I read some of the related questions and they suggested that some of the cross-validation methods (e.g. what is described here at the caret site) are for the purpose of feature selection. But in my case, I'm using randomForest (method = "rf") and kernlab (method = svmRadial), which aren't listed in the group that attempts to purge predictors.
So, my question is if I use something like cross_val <- trainControl(method = "LGOCV", p = 0.8), isn't that the same as training on 80% of my data, testing the resultant model on the remaining 20%, and doing that over and over to get an idea of how well the model is working?
If so, is there any need to split my data into train/test sets?
P.S. I partly ask as I'm conducting models on empirically generated DOE prototypes (think hard goods where we tweak inputs and then use test methods to measure various attributes about the prototype).
As such, I don't have a huge data set with lots of overlapping predictor levels to model from -- we often run one trial at each DOE point of interest since data generation is expensive in this case.

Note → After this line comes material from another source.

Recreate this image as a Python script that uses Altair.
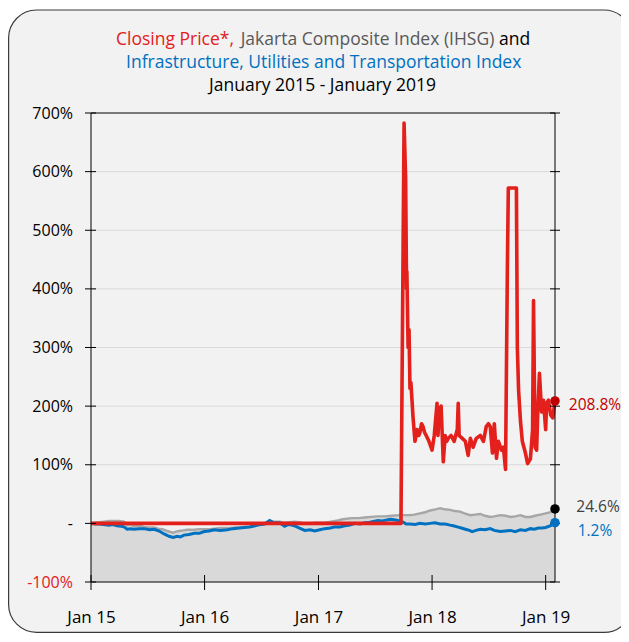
import altair as alt
import pandas as pd

# ---------------- data (percent change since Jan 2015) ----------------
red_dates = [
    "2015-01-01", "2017-09-23", "2017-10-03", "2017-10-08", "2017-10-11", "2017-10-12",
    "2017-10-16", "2017-10-19", "2017-10-22", "2017-10-25", "2017-11-01", "2017-11-07",
    "2017-11-14", "2017-11-19", "2017-11-23", "2017-11-28", "2017-12-03", "2017-12-08",
    "2017-12-13", "2017-12-22", "2018-01-01", "2018-01-08", "2018-01-17", "2018-01-20",
    "2018-01-24", "2018-01-30", "2018-02-06", "2018-02-12", "2018-02-17", "2018-02-22",
    "2018-03-03", "2018-03-13", "2018-03-23", "2018-03-26", "2018-03-29", "2018-04-08",
    "2018-04-18", "2018-04-27", "2018-05-04", "2018-05-13", "2018-05-23", "2018-06-05",
    "2018-06-15", "2018-06-24", "2018-07-01", "2018-07-07", "2018-07-14", "2018-07-20",
    "2018-07-27", "2018-08-02", "2018-08-12", "2018-08-18", "2018-08-25", "2018-08-31",
    "2018-09-03", "2018-09-29", "2018-10-02", "2018-10-06", "2018-10-12", "2018-10-18",
    "2018-10-28", "2018-11-04", "2018-11-13", "2018-11-20", "2018-11-23", "2018-11-28",
    "2018-12-03", "2018-12-06", "2018-12-12", "2018-12-19", "2018-12-25", "2019-01-01",
    "2019-01-04", "2019-01-10", "2019-01-17", "2019-01-24", "2019-01-31",
]
red_values = [
    0, 0, 683, 590, 400, 430,
    300, 330, 230, 240, 180, 140,
    160, 150, 155, 170, 165, 155,
    150, 140, 125, 150, 205, 150,
    195, 200, 105, 150, 140, 145,
    150, 140, 160, 205, 150, 145,
    140, 116, 145, 130, 145, 150,
    140, 165, 170, 165, 120, 170,
    111, 140, 125, 130, 92, 437,
    572, 572, 300, 227, 175, 140,
    120, 102, 110, 160, 380, 130,
    125, 180, 256, 190, 210, 160,
    205, 210, 185, 180, 208.8,
]

gray_dates = [
    "2015-01-01", "2015-01-15", "2015-01-27", "2015-02-12", "2015-02-28", "2015-03-15",
    "2015-04-01", "2015-04-17", "2015-04-27", "2015-05-08", "2015-05-19", "2015-06-05",
    "2015-06-20", "2015-07-08", "2015-07-23", "2015-08-05", "2015-08-18", "2015-09-03",
    "2015-09-22", "2015-10-01", "2015-10-11", "2015-10-25", "2015-11-06", "2015-11-20",
    "2015-12-15", "2016-01-01", "2016-01-18", "2016-02-01", "2016-02-20", "2016-03-21",
    "2016-04-10", "2016-05-08", "2016-05-25", "2016-06-09", "2016-06-25", "2016-07-12",
    "2016-07-28", "2016-08-10", "2016-08-29", "2016-09-14", "2016-09-30", "2016-10-16",
    "2016-11-01", "2016-11-18", "2016-12-05", "2016-12-20", "2017-01-21", "2017-02-10",
    "2017-03-04", "2017-03-20", "2017-04-18", "2017-05-10", "2017-05-30", "2017-06-20",
    "2017-07-11", "2017-08-01", "2017-08-25", "2017-09-20", "2017-10-22", "2017-11-05",
    "2017-11-23", "2017-12-10", "2017-12-26", "2018-01-12", "2018-01-27", "2018-02-10",
    "2018-02-28", "2018-03-15", "2018-04-01", "2018-04-15", "2018-05-04", "2018-05-20",
    "2018-06-05", "2018-06-20", "2018-07-07", "2018-07-20", "2018-08-08", "2018-08-25",
    "2018-09-10", "2018-09-25", "2018-10-12", "2018-10-28", "2018-11-13", "2018-11-28",
    "2018-12-15", "2019-01-01", "2019-01-17", "2019-01-31",
]
gray_values = [
    0, 1, 2, 3, 4, 4,
    4, 3, -3, -2, -5, -4,
    -6, -7, -7, -9, -10, -13,
    -16, -14, -13, -12, -11, -11,
    -10, -10, -10, -9, -8, -8,
    -7, -6, -6, -4, -2, 0,
    5, 3, 3, 1, 2, 3,
    2, -1, 0, 1, 1, 3,
    5, 7, 9, 9, 10, 11,
    12, 12, 13, 14, 14, 15,
    17, 19, 22, 24, 26, 24,
    23, 21, 20, 17, 14, 15,
    16, 13, 11, 12, 14, 13,
    11, 12, 14, 11, 11, 13,
    15, 17, 19, 24.6,
]

blue_dates = [
    "2015-01-01", "2015-01-15", "2015-01-27", "2015-02-10", "2015-02-28", "2015-03-12",
    "2015-03-25", "2015-04-08", "2015-04-17", "2015-04-27", "2015-05-08", "2015-05-19",
    "2015-06-05", "2015-06-20", "2015-07-08", "2015-07-23", "2015-08-08", "2015-08-24",
    "2015-09-09", "2015-09-22", "2015-10-05", "2015-10-15", "2015-10-27", "2015-11-12",
    "2015-11-29", "2015-12-15", "2015-12-31", "2016-01-15", "2016-02-01", "2016-02-20",
    "2016-03-14", "2016-04-01", "2016-04-22", "2016-05-08", "2016-05-24", "2016-06-05",
    "2016-06-19", "2016-07-01", "2016-07-12", "2016-07-28", "2016-08-10", "2016-08-29",
    "2016-09-14", "2016-09-25", "2016-10-07", "2016-10-20", "2016-11-01", "2016-11-18",
    "2016-12-05", "2016-12-20", "2017-01-05", "2017-01-21", "2017-02-08", "2017-02-22",
    "2017-03-10", "2017-03-27", "2017-04-12", "2017-04-28", "2017-05-15", "2017-05-30",
    "2017-06-15", "2017-07-11", "2017-07-25", "2017-08-19", "2017-09-01", "2017-09-13",
    "2017-09-30", "2017-10-10", "2017-10-22", "2017-11-08", "2017-11-23", "2017-12-10",
    "2017-12-26", "2018-01-10", "2018-01-27", "2018-02-12", "2018-02-28", "2018-03-10",
    "2018-03-23", "2018-04-05", "2018-04-18", "2018-05-01", "2018-05-10", "2018-05-22",
    "2018-06-05", "2018-06-20", "2018-07-07", "2018-07-20", "2018-08-08", "2018-08-25",
    "2018-09-10", "2018-09-25", "2018-10-12", "2018-10-28", "2018-11-13", "2018-11-25",
    "2018-12-09", "2018-12-20", "2019-01-01", "2019-01-17", "2019-01-31",
]
blue_values = [
    0, -1, -1, -2, -3, -2,
    -4, -5, -6, -10, -9, -10,
    -9, -9, -11, -10, -13, -18,
    -22, -24, -22, -23, -20, -19,
    -17, -17, -14, -13, -11, -12,
    -11, -9, -8, -7, -6, -5,
    -3, -2, -1, 5, 1, 1,
    -5, -2, -3, -5, -8, -12,
    -11, -13, -11, -9, -8, -6,
    -6, -4, -3, 0, -1, 1,
    2, 5, 4, 7, 6, 5,
    2, -1, -1, -2, 0, -1,
    0, 1, -1, -1, -3, -4,
    -6, -8, -10, -12, -14, -12,
    -10, -11, -9, -12, -14, -13,
    -12, -14, -11, -12, -9, -10,
    -8, -8, -7, -4, 1.2,
]

y_ticks = [-100, 0, 100, 200, 300, 400, 500, 600, 700]
grid_values = [100, 200, 300, 400, 500, 600]
x_tick_dates = ["2015-01-01", "2016-01-01", "2017-01-01", "2018-01-01", "2019-01-01"]
x_domain = ["2015-01-01", "2019-01-31"]
end_labels = ["208.8%", "24.6%", "1.2%"]
title_line1 = ["Closing Price*,", "Jakarta Composite Index (IHSG)", "and"]
title_line2 = "Infrastructure, Utilities and Transportation Index"
title_line3 = "January 2015 - January 2019"

# ---------------- styling ----------------
W, H = 464, 469
FONT = "Open Sans"
RED = "#e3201b"
DARKRED = "#c00000"
BLUE = "#0070c0"
GRAY_LINE = "#a6a6a6"
GRAY_FILL = "#d9d9d9"
TXT_GRAY = "#595959"
XAXIS_FS = 17
YAXIS_FS = 16
END_FS = 15.5
TITLE_FS = 17.5


def dt(s):
    t = pd.Timestamp(s)
    return alt.DateTime(year=t.year, month=t.month, date=t.day, utc=True)


xscale = alt.Scale(type="utc", domain=[dt(d) for d in x_domain])
yscale = alt.Scale(domain=[-100, 700], nice=False, zero=False)

xaxis = alt.Axis(
    values=[dt(d) for d in x_tick_dates], format="%b %y", title=None,
    labelFont=FONT, labelFontSize=XAXIS_FS, labelColor="black", labelFlush=False,
    ticks=False, domain=False, grid=False, labelPadding=27, zindex=1,
)
yaxis = alt.Axis(
    values=y_ticks, title=None,
    labelExpr="datum.value == 0 ? '-' : datum.value + '%'",
    labelColor=alt.condition("datum.value < 0", alt.value(RED), alt.value("black")),
    labelFont=FONT, labelFontSize=YAXIS_FS, ticks=False, domain=False, grid=False,
    labelPadding=18.5, zindex=1,
)

X = alt.X("date:T", scale=xscale, axis=xaxis)
Y = alt.Y("value:Q", scale=yscale, axis=yaxis)

red_df = pd.DataFrame({"date": red_dates, "value": red_values})
gray_df = pd.DataFrame({"date": gray_dates, "value": gray_values})
blue_df = pd.DataFrame({"date": blue_dates, "value": blue_values})
one = pd.DataFrame({"k": [0]})
ytick_df = pd.DataFrame({"value": y_ticks})
grid_df = pd.DataFrame({"value": grid_values})
xtick_df = pd.DataFrame({"date": x_tick_dates})

card = alt.Chart(one).mark_rect(
    fill="#f2f2f2", stroke="#3a3a3a", strokeWidth=1.2, cornerRadius=28
).encode(x=alt.value(-82.4), x2=alt.value(W + 77), y=alt.value(-103), y2=alt.value(H + 50.4))

grid = alt.Chart(grid_df).mark_rule(color=GRAY_FILL, strokeWidth=1).encode(
    y=Y, x=alt.value(0), x2=alt.value(W)
)

area = alt.Chart(gray_df).mark_area(color=GRAY_FILL, opacity=1).encode(
    x=X, y=Y, y2=alt.datum(-100)
)
gray_line = alt.Chart(gray_df).mark_line(color=GRAY_LINE, strokeWidth=2.4).encode(x=X, y=Y)
blue_line = alt.Chart(blue_df).mark_line(color=BLUE, strokeWidth=3).encode(x=X, y=Y)
red_line = alt.Chart(red_df).mark_line(
    color=RED, strokeWidth=3.6, strokeJoin="round"
).encode(x=X, y=Y)

frame = alt.Chart(one).mark_rect(fill="transparent", stroke="black", strokeWidth=1).encode(
    x=alt.value(0), x2=alt.value(W), y=alt.value(0), y2=alt.value(H)
)
lticks = alt.Chart(ytick_df).mark_rule(color="black", strokeWidth=1).encode(
    y=Y, x=alt.value(-6), x2=alt.value(5)
)
rticks = alt.Chart(ytick_df).mark_rule(color="black", strokeWidth=1).encode(
    y=Y, x=alt.value(W - 5), x2=alt.value(W + 5)
)
bticks = alt.Chart(xtick_df).mark_rule(color="black", strokeWidth=1).encode(
    x=X, y=alt.value(H - 7), y2=alt.value(H + 8)
)

red_end = pd.DataFrame({"date": [red_dates[-1]], "value": [red_values[-1]], "label": [end_labels[0]]})
gray_end = pd.DataFrame({"date": [gray_dates[-1]], "value": [gray_values[-1]], "label": [end_labels[1]]})
blue_end = pd.DataFrame({"date": [blue_dates[-1]], "value": [blue_values[-1]], "label": [end_labels[2]]})

dots = []
labels = []
for df, dcol, tcol, dx, dy in [
    (red_end, DARKRED, DARKRED, 40, 4),
    (gray_end, "black", "#404040", 43, -2),
    (blue_end, BLUE, BLUE, 40, 8),
]:
    dots.append(alt.Chart(df).mark_circle(size=90, color=dcol, opacity=1).encode(x=X, y=Y))
    labels.append(
        alt.Chart(df).mark_text(
            align="center", baseline="middle", dx=dx, dy=dy,
            font=FONT, fontSize=END_FS, color=tcol,
        ).encode(x=X, y=Y, text="label:N")
    )


def ttext(txt, x, y, color, align):
    return alt.Chart(one).mark_text(
        align=align, baseline="alphabetic", font=FONT, fontSize=TITLE_FS, color=color
    ).encode(x=alt.value(x), y=alt.value(y), text=alt.value(txt))


titles = [
    ttext(title_line1[0], 25, -68, RED, "left"),
    ttext(title_line1[1], 276.5, -68, TXT_GRAY, "center"),
    ttext(title_line1[2], 408, -68, "black", "left"),
    ttext(title_line2, 232.7, -45, BLUE, "center"),
    ttext(title_line3, 231.5, -22, "black", "center"),
]

chart = alt.layer(
    card, grid, area, gray_line, blue_line, red_line, frame, lticks, rticks, bticks,
    *dots, *labels, *titles,
).properties(
    width=W, height=H,
    autosize=alt.AutoSizeParams(type="none"),
    padding={"left": 83, "top": 105, "right": 66, "bottom": 52},
).configure_view(stroke="transparent").configure(background="white")

chart.save("out.html", embed_options={"renderer": "svg", "actions": False})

Thus, I'd like to use all the data I can for an accurate model, but wanted to check here that I'm not missing something obvious and making a poor model by not splitting things up.

Edit: In response to @topepo's question, I'm modeling physically measured attributes of a compound based on adjusting the chemical inputs of the formula. I can't discuss my actual application, but I'll make up an example based on formulating interior latex paint. I'm running designed experiments where we blend 4-5 chemicals, maybe play with % solids, and an amount of time to heat the polymer solution to adjust the degree of polymerization.
We then might measure rheology, molecular weight, hardness of the paint coating, water resistance, etc.
We have decent replicates of several variables, but few true replicates in the sense that every DOE level was exactly the same. Total data set is ~80 observations and maybe 4-5 are exact repeats. We've conducted 15 different tests, and perhaps 5-6 of them have been done for every single observation. Some of the responses are present for 25-50% of the data.
From here, we'd like to model the effects of our 7 predictors on the output properties and then optimize to target new design spaces that are most likely to give the desired properties.
(Hence my question HERE. Once I have a trained model, it would be nice to do the "reverse" and feed in desired responses to get the best guess at possible input levels to try next).
 A: My general thoughts:
So when you are evaluating different models, you may want to tune them, try different types of pre-processing etc until you find what you think is a good model. Resampling can help guide you in the right direction during that process.
However, there is still the chance of over-fitting and the odds of this happening is greatly influenced by how much data (and predictors) you have. If you have a little bit of data, there are a few ways to think about this:


*

*Use all the data for training since every data point adds significantly to how well the model does.

*Set aside a small test set as a final check for gross errors due to over-fitting. The chances of over-fitting with a small samples size is not small and gets bigger with the number of samples. 


I fall into the second camp but the first isn't wrong at all. 
If you have a ton of data then it doesn't really matter much (unless you ave a small event rate). 
For you:
You have a DOE. The type of design would help answer the question. Are you trying to interpolate between design points or predict design points that have not been tested so far?
You have one replicate. I fell like random forest is hitting a nail with a sledge hammer and might result in over-fitting. I would try something smoother like an SVM or (gasp) neural network. 
Max